В этой снятой мною комнате услышал я по радио утром рано: Сталин умер. Я был один, в квартире еще спали, я стоял и плакал. Жена моя, будущая моя жена, с которой тогда я и знаком не был, а поживи он еще, и не встретился бы с нею, вот она, единственная из учителей их школы, когда их всех собрали в актовом зале, и плач стоял и стенания, и друг перед другом рыдали, она стояла с сухими глазами, и даже ее ученицы волчатами смотрели на нее. А я плакал в то утро. О нем? Нет. Я уже избавился от иллюзий. Но что-то рухнуло и в моей жизни. Или нервы сдали, долго они были напряжены.
В третий раз исключать меня из партии не пришлось, вышел сам: через сорок девять лет после того, как впервые на Северо-Западном фронте ощутил себя причастившимся.
Было это в январе, когда танки, посланные комитетчиками, штурмовали телецентр в Вильнюсе: прообраз грядущего путча. И хотя ничто уже не связывало меня с партией, все равно труден был этот шаг, трудно от себя самого отступаться. Притча об Иове — это и про меня притча. Какие только испытания не насылал на Иова Господь Бог — и дом рухнул, погребя десять его детей, и слуг перебили, и стада разграбили, — а он оставался стоек в своей вере… Вот и я с такой страстью и верой боролся за свое порабощение, с какой бороться надо только за свободу.
Есть вечные строки: «Не жизни жаль с томительным дыханьем, что жизнь и смерть!
Но жаль того огня…» Да, жаль того огня.
Ждали приезда Гришина. В те не столь дальние времена Гришин в Москве был человек всевластный: первый секретарь городского комитета партии, член Политбюро, словом — Первый. Уже население Москвы подступало к девяти миллионам человек, жили здесь и люди, чьи имена войдут в историю народа, но Гришин был — Первый. И так это говорилось на аппаратном языке, так мыслилось. Был свой Первый в Ленинграде, и в каждом городе и селе — Первый. И слово Первого — закон.

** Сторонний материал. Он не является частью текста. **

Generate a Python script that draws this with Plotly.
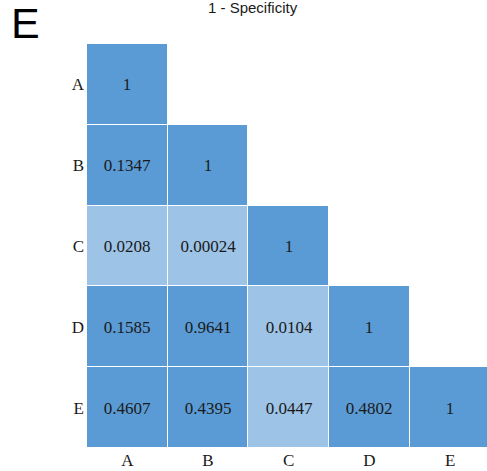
import plotly.graph_objects as go

# Pairwise p-values between the five curves (lower triangle, row vs column)
labels = ["A", "B", "C", "D", "E"]
row_A = [1]
row_B = [0.1347, 1]
row_C = [0.0208, 0.00024, 1]
row_D = [0.1585, 0.9641, 0.0104, 1]
row_E = [0.4607, 0.4395, 0.0447, 0.4802, 1]
rows = [row_A, row_B, row_C, row_D, row_E]
alpha = 0.05

n = len(labels)
z, text = [], []
for r in rows:
    zr = [(1 if v >= alpha else 0) for v in r] + [None] * (n - len(r))
    tr = [f"{v:g}" for v in r] + [""] * (n - len(r))
    z.append(zr)
    text.append(tr)

DARK = "#5b9bd5"
LIGHT = "#9dc3e6"
SERIF = "Liberation Serif"

fig = go.Figure(
    go.Heatmap(
        z=z,
        x=list(range(n)),
        y=list(range(n)),
        text=text,
        texttemplate="%{text}",
        textfont=dict(family=SERIF, size=17, color="#1a1a1a"),
        colorscale=[[0, LIGHT], [0.5, LIGHT], [0.5, DARK], [1, DARK]],
        zmin=0,
        zmax=1,
        showscale=False,
        xgap=1,
        ygap=1,
        hoverinfo="skip",
    )
)

fig.update_layout(
    width=487,
    height=471,
    margin=dict(l=87, r=0, t=44, b=23),
    paper_bgcolor="white",
    plot_bgcolor="white",
    xaxis=dict(
        range=[-0.5, 4.457],
        tickmode="array",
        tickvals=list(range(n)),
        ticktext=labels,
        showgrid=False,
        zeroline=False,
        ticks="",
        tickfont=dict(family=SERIF, size=17, color="#1a1a1a"),
    ),
    yaxis=dict(
        range=[n - 0.5, -0.5],
        tickmode="array",
        tickvals=list(range(n)),
        ticktext=labels,
        showgrid=False,
        zeroline=False,
        ticks="",
        ticklabelstandoff=2,
        tickfont=dict(family=SERIF, size=17, color="#1a1a1a"),
    ),
    annotations=[
        dict(
            text="E",
            xref="paper", yref="paper",
            x=-0.195, y=1.053,
            xanchor="left", yanchor="middle",
            showarrow=False,
            font=dict(family="Liberation Sans", size=43, color="black"),
        ),
        dict(
            text="1 - Specificity",
            xref="paper", yref="paper",
            x=(253 - 87) / 400, y=1.0,
            xanchor="center", yanchor="bottom",
            yshift=26,
            showarrow=False,
            font=dict(family="Liberation Sans", size=15, color="#1a1a1a"),
        ),
    ],
)

fig.write_html("out.html")
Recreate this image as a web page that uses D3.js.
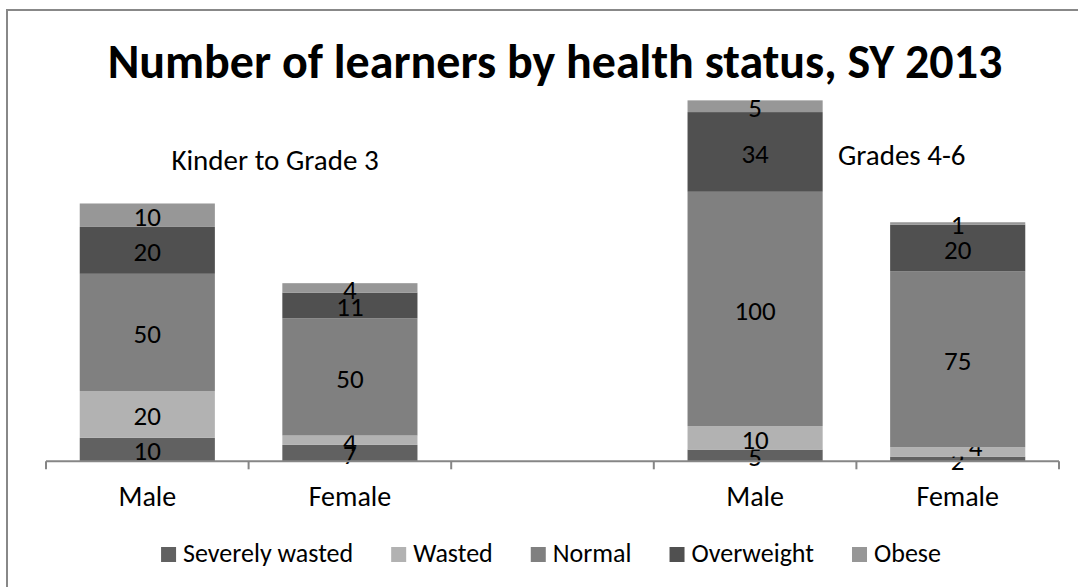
<!DOCTYPE html>
<html>
<head>
<meta charset="utf-8">
<script src="https://cdn.jsdelivr.net/npm/d3@7"></script>
<style>
  body { margin: 0; background: #fff; }
  svg text { font-family: Carlito, Calibri, Lato, sans-serif; fill: #000; }
</style>
</head>
<body>
<div id="chart"></div>
<script>
// categories on the x axis (the blank one is the gap between the two groups)
const categories = ["Male", "Female", "", "Male ", "Female "];
const series = ["Severely wasted", "Wasted", "Normal", "Overweight", "Obese"];
const colors = ["#616161", "#b2b2b2", "#808080", "#505050", "#979797"];

// values per category, one array per series
const severelyWasted = [10, 7, null, 5, 2];
const wasted = [20, 4, null, 10, 4];
const normal = [50, 50, null, 100, 75];
const overweight = [20, 11, null, 34, 20];
const obese = [10, 4, null, 5, 1];

const groupLabels = ["Kinder to Grade 3", "Grades 4-6"];
const title = "Number of learners by health status, SY 2013";

const w = 1078;
const h = 587;
const left = 46, right = 1059;
const baseY = 461.3, topY = 86.3;
const fs = "27px";

const values = [severelyWasted, wasted, normal, overweight, obese];
const table = categories.map((c, i) => {
  const row = { cat: c };
  series.forEach((s, j) => (row[s] = values[j][i] || 0));
  return row;
});
const stacked = d3.stack().keys(series)(table);

const svg = d3
  .select("#chart")
  .append("svg")
  .attr("width", w)
  .attr("height", h);

// chart frame
svg
  .append("rect")
  .attr("x", 7)
  .attr("y", 10)
  .attr("width", 1200)
  .attr("height", 700)
  .attr("fill", "#fff")
  .attr("stroke", "#888")
  .attr("stroke-width", 2);

// title
svg
  .append("text")
  .attr("x", 555)
  .attr("y", 78)
  .attr("text-anchor", "middle")
  .style("font-size", "48px")
  .style("font-weight", "bold")
  .text(title);

const x = d3.scaleBand().domain(categories).range([left, right]).paddingInner(0.333).paddingOuter(0.1665);
const y = d3.scaleLinear().domain([0, 160]).range([baseY, topY]);

// bars
const layer = svg
  .selectAll("g.layer")
  .data(stacked)
  .enter()
  .append("g")
  .attr("class", "layer")
  .attr("fill", (d, i) => colors[i]);

layer
  .selectAll("rect")
  .data((d) => d.map((p) => ({ p: p, key: d.key })))
  .enter()
  .filter((d) => d.p[1] - d.p[0] > 0)
  .append("rect")
  .attr("x", (d) => x(d.p.data.cat))
  .attr("y", (d) => y(d.p[1]))
  .attr("width", x.bandwidth())
  .attr("height", (d) => y(d.p[0]) - y(d.p[1]));

// data labels
layer
  .selectAll("text")
  .data((d) => d.map((p) => ({ p: p, key: d.key })))
  .enter()
  .filter((d) => d.p[1] - d.p[0] > 0)
  .append("text")
  .attr("x", (d) => {
    let cx = x(d.p.data.cat) + x.bandwidth() / 2;
    // the little "4" on the right-hand Female bar was nudged aside
    if (d.key === "Wasted" && d.p.data.cat === "Female ") cx += 18;
    return cx;
  })
  .attr("y", (d) => {
    let cy = (y(d.p[0]) + y(d.p[1])) / 2;
    if (d.key === "Wasted" && d.p.data.cat === "Female ") cy -= 7;
    return cy;
  })
  .attr("dy", "0.4em")
  .attr("text-anchor", "middle")
  .style("font-size", fs)
  .text((d) => d.p[1] - d.p[0]);

// x axis
const xAxis = d3.axisBottom(x).tickSize(0).tickFormat((d) => d.trim());
const gx = svg
  .append("g")
  .attr("transform", "translate(0," + baseY + ")")
  .call(xAxis);
gx.select(".domain").attr("stroke", "#868686").attr("stroke-width", 2)
  .attr("d", "M" + left + ",0H" + right);
gx.selectAll("text").attr("y", 0).attr("dy", 0)
  .attr("transform", "translate(0,45)")
  .style("font-size", "28px")
  .style("font-family", null);
gx.attr("font-family", null).attr("font-size", null);
const step = x.step();
svg
  .append("g")
  .selectAll("line")
  .data(d3.range(categories.length + 1))
  .enter()
  .append("line")
  .attr("x1", (i) => left + i * step)
  .attr("x2", (i) => left + i * step)
  .attr("y1", baseY)
  .attr("y2", baseY + 8)
  .attr("stroke", "#868686")
  .attr("stroke-width", 2);

// group labels
svg.append("text").attr("x", 275).attr("y", 170).attr("text-anchor", "middle")
  .style("font-size", "29px").text(groupLabels[0]);
svg.append("text").attr("x", 838).attr("y", 165)
  .style("font-size", "29px").text(groupLabels[1]);

// legend
const legend = svg.append("g");
let lx = 0;
series.forEach((s, i) => {
  const g = legend.append("g").attr("transform", "translate(" + lx + ",0)");
  g.append("rect").attr("x", 0).attr("y", 547).attr("width", 15).attr("height", 15).attr("fill", colors[i]);
  const t = g.append("text").attr("x", 22).attr("y", 562).style("font-size", "26px").text(s);
  lx += 22 + t.node().getComputedTextLength() + 38;
});
const legendW = lx - 38;
legend.attr("transform", "translate(" + (551 - legendW / 2) + ",0)");
</script>
</body>
</html>
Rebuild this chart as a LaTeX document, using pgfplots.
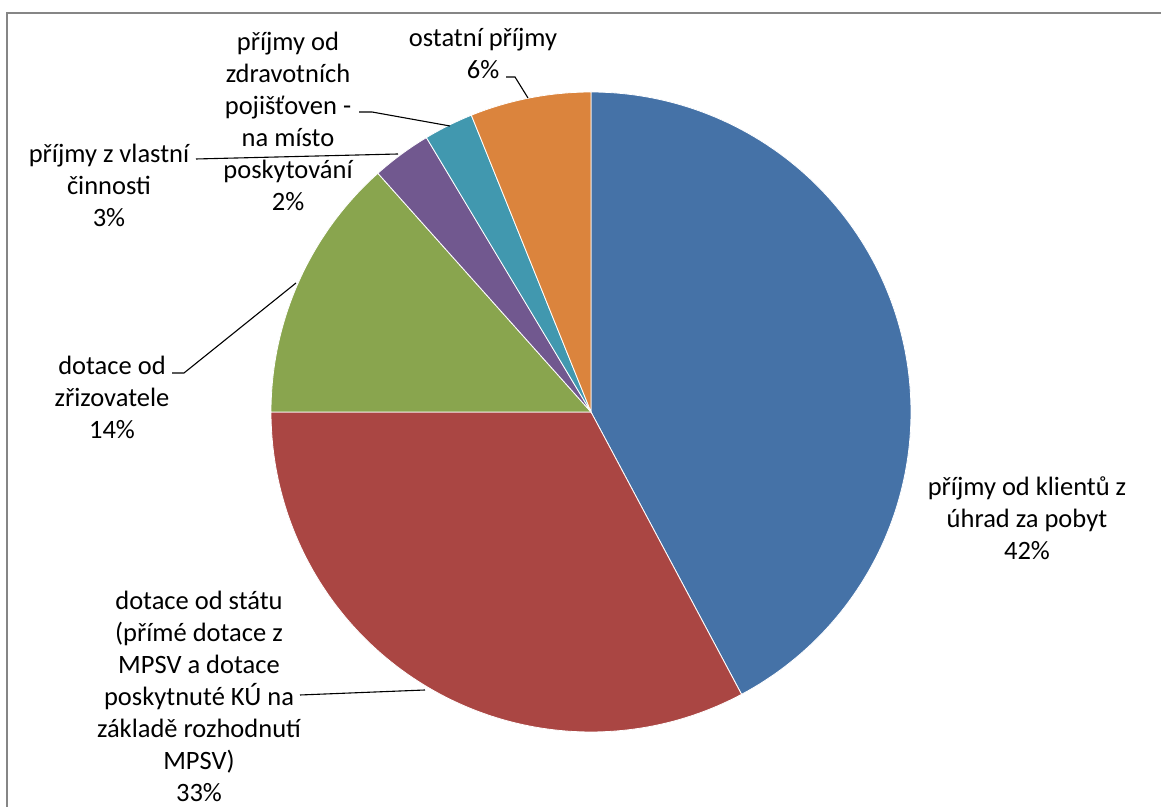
\documentclass[border=0pt]{standalone}
\usepackage{pgfplots}
\pgfplotsset{compat=1.18}
\usepackage{fontspec}
\setmainfont{Carlito}
\definecolor{cBlue}{HTML}{4572A7}
\definecolor{cRed}{HTML}{AA4643}
\definecolor{cGreen}{HTML}{89A54E}
\definecolor{cPurple}{HTML}{71588F}
\definecolor{cTeal}{HTML}{4198AF}
\definecolor{cOrange}{HTML}{DB843D}
\definecolor{cFrame}{HTML}{868686}
% slice values (percent)
\def\vA{42.2}\def\vB{32.8}\def\vC{13.4}\def\vD{3.0}\def\vE{2.5}\def\vF{6.1}
\pgfmathsetmacro\bA{90-3.6*\vA}
\pgfmathsetmacro\bB{\bA-3.6*\vB}
\pgfmathsetmacro\bC{\bB-3.6*\vC}
\pgfmathsetmacro\bD{\bC-3.6*\vD}
\pgfmathsetmacro\bE{\bD-3.6*\vE}
\pgfmathsetmacro\bF{\bE-3.6*\vF}
\begin{document}
\begin{tikzpicture}
\begin{axis}[
  x=1bp, y=1bp, xmin=0, xmax=1161, ymin=0, ymax=807,
  hide axis, clip=false, scale only axis,
]
\coordinate (BL) at (axis cs:0,0);
\coordinate (TR) at (axis cs:1161,807);
\draw[cFrame, line width=1.6bp] (axis cs:7,-5) -- (axis cs:7,794) -- (axis cs:1170,794);
\addplot[fill=cBlue, draw=white, line width=0.8bp, domain=\bA:90, samples=120] ({591+320*cos(x)},{395+320*sin(x)}) -- (axis cs:591,395) -- cycle;
\addplot[fill=cRed, draw=white, line width=0.8bp, domain=\bB:\bA, samples=100] ({591+320*cos(x)},{395+320*sin(x)}) -- (axis cs:591,395) -- cycle;
\addplot[fill=cGreen, draw=white, line width=0.8bp, domain=\bC:\bB, samples=50] ({591+320*cos(x)},{395+320*sin(x)}) -- (axis cs:591,395) -- cycle;
\addplot[fill=cPurple, draw=white, line width=0.8bp, domain=\bD:\bC, samples=15] ({591+320*cos(x)},{395+320*sin(x)}) -- (axis cs:591,395) -- cycle;
\addplot[fill=cTeal, draw=white, line width=0.8bp, domain=\bE:\bD, samples=15] ({591+320*cos(x)},{395+320*sin(x)}) -- (axis cs:591,395) -- cycle;
\addplot[fill=cOrange, draw=white, line width=0.8bp, domain=\bF:\bE, samples=30] ({591+320*cos(x)},{395+320*sin(x)}) -- (axis cs:591,395) -- cycle;
% leader lines
\draw[black, line width=1.1bp] (axis cs:300,112) -- (axis cs:425,117);
\draw[black, line width=1.1bp] (axis cs:172,434) -- (axis cs:184,434) -- (axis cs:296,524);
\draw[black, line width=1.1bp] (axis cs:196,648) -- (axis cs:398,653);
\draw[black, line width=1.1bp] (axis cs:359,695) -- (axis cs:372,695) -- (axis cs:450,681);
\draw[black, line width=1.1bp] (axis cs:506,730) -- (axis cs:515,730) -- (axis cs:528,709);
% labels
\tikzset{lab/.style={align=center, inner sep=0pt, font=\fontsize{26.5bp}{32bp}\selectfont}}
\node[lab] at (axis cs:1027,289) {příjmy od klientů z\\úhrad za pobyt\\42\%};
\node[lab] at (axis cs:199,111) {dotace od státu\\(přímé dotace z\\MPSV a dotace\\poskytnuté KÚ na\\základě rozhodnutí\\MPSV)\\33\%};
\node[lab] at (axis cs:112,410) {dotace od\\zřizovatele\\14\%};
\node[lab] at (axis cs:109,622) {příjmy z vlastní\\činnosti\\3\%};
\node[lab] at (axis cs:288,686) {příjmy od\\zdravotních\\pojišťoven -\\na místo\\poskytování\\2\%};
\node[lab] at (axis cs:483,753) {ostatní příjmy\\6\%};
\end{axis}
\pgfresetboundingbox
\useasboundingbox (BL) rectangle (TR);
\end{tikzpicture}
\end{document}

Стоят сейчас на площади Тургенева в Москве какие-то вроде бы недостроенные здания, затевалось что-то большое, а потом, как рассказывал мне архитектор, еще в макете показали их Гришину: благорасположения искали, погордиться ли хотели — Бог весть. Тот прицелился взглядом — высоки. И, будто на его кровные строились, усек наполовину мановением пальца. Такие, усеченные, они и стоят на одной из главных площадей Москвы.
И вот в Театре на Таганке разнесся слух: такого-то числа, в среду, Гришин посетит спектакль «Пристегните ремни!». Все переполошилось. Директор театра Дупак, в обязанности которого входило знать и предвидеть, уверял, что члены Политбюро имеют обыкновение посещать театры по средам, и непременно вставлял в программу наш спектакль на среду. Каких уж милостей он ждал, сказать не могу, но человек он был решительный, служил в кавалерии во время войны и в кинофильмах о войне играл эпизодические роли командующих. Пытался я ему втолковать, что ничего хорошего из такого посещения не выйдет, довольно и того, что народ ломится. В Театр на Таганке вообще было не попасть, за билетами записывались с ночи, а уж на премьеру съезжались известнейшие, влиятельные люди, ну и, разумеется, торговые работники в немалом числе. Это было престижно, этим в какой-то степени измерялось положение в обществе: зван на премьеру или не зван. И бывало интересно наблюдать, как в фойе перед началом прогуливаются гости, словно бы соизмеряясь ростом.
Пьеса же «Пристегните ремни!» шла с большим шумом, на нее со временем стали привозить иностранные делегации: вот, мол, какое у нас свободомыслие. Что и как переводили им — судить не берусь.